#### Given exercise
Among the entries below, count the lines that contain the word "this". Write down only the total.

[Charts and diagrams as code]
^^^^^^^^

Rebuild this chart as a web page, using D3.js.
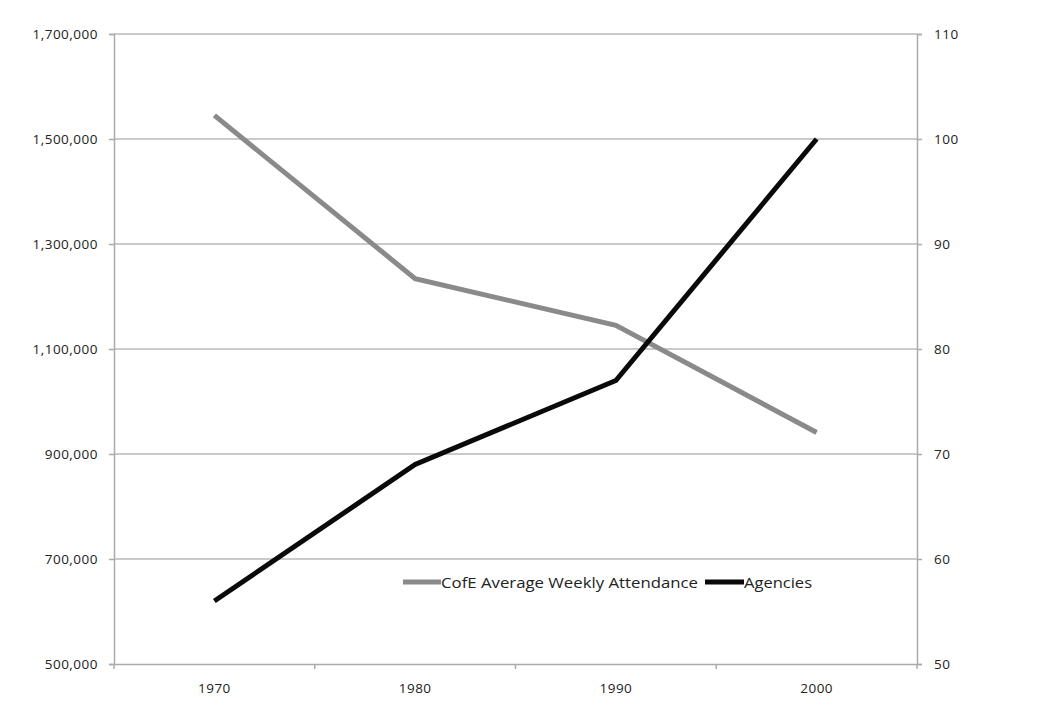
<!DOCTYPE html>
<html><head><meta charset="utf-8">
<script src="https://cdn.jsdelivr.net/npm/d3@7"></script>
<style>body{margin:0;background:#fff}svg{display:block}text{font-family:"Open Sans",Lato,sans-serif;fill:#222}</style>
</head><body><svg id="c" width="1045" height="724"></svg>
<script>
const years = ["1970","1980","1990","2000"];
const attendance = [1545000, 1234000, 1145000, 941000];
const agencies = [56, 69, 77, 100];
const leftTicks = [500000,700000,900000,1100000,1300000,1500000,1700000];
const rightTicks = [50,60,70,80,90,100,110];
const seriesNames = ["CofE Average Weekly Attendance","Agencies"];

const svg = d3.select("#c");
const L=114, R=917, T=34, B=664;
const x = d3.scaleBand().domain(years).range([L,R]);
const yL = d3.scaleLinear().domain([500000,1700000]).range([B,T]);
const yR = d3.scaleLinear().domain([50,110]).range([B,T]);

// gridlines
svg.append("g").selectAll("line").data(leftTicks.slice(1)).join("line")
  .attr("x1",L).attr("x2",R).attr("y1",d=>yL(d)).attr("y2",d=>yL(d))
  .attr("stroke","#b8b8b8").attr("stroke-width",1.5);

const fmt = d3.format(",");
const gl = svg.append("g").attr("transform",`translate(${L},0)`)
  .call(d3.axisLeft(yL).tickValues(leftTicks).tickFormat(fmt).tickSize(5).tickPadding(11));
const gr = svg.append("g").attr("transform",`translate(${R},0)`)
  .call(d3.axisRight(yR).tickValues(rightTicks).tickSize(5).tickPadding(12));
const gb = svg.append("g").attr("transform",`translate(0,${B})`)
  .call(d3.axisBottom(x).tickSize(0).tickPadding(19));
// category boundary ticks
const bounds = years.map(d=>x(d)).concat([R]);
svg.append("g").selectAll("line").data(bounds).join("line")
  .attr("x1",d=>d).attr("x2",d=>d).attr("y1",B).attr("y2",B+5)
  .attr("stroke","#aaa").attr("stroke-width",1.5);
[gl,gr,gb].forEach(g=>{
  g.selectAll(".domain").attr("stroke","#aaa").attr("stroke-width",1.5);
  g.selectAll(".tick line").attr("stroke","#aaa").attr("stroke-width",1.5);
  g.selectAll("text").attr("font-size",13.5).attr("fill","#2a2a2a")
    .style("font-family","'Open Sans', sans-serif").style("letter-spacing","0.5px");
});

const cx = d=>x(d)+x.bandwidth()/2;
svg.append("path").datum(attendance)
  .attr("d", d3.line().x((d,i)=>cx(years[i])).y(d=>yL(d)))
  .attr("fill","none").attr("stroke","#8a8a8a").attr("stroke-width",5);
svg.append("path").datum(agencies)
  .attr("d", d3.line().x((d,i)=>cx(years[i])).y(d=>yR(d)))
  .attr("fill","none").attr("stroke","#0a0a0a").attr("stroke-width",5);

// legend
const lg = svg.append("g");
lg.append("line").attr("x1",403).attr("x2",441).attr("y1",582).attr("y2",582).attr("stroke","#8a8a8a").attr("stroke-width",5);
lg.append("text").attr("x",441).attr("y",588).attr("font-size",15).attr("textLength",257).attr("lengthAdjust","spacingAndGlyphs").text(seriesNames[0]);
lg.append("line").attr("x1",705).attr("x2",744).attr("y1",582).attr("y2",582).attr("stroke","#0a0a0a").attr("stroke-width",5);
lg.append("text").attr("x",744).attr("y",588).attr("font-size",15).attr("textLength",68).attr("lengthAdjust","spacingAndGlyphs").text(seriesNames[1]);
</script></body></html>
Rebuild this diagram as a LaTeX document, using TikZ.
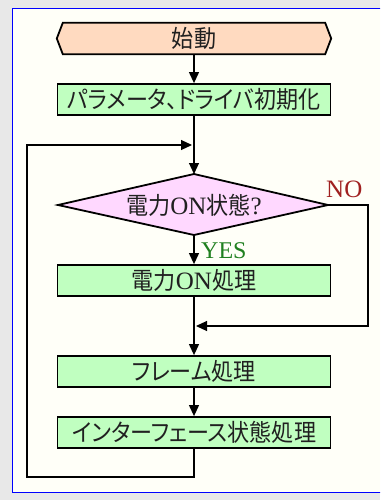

^^^^^^^^

#### Completed task
2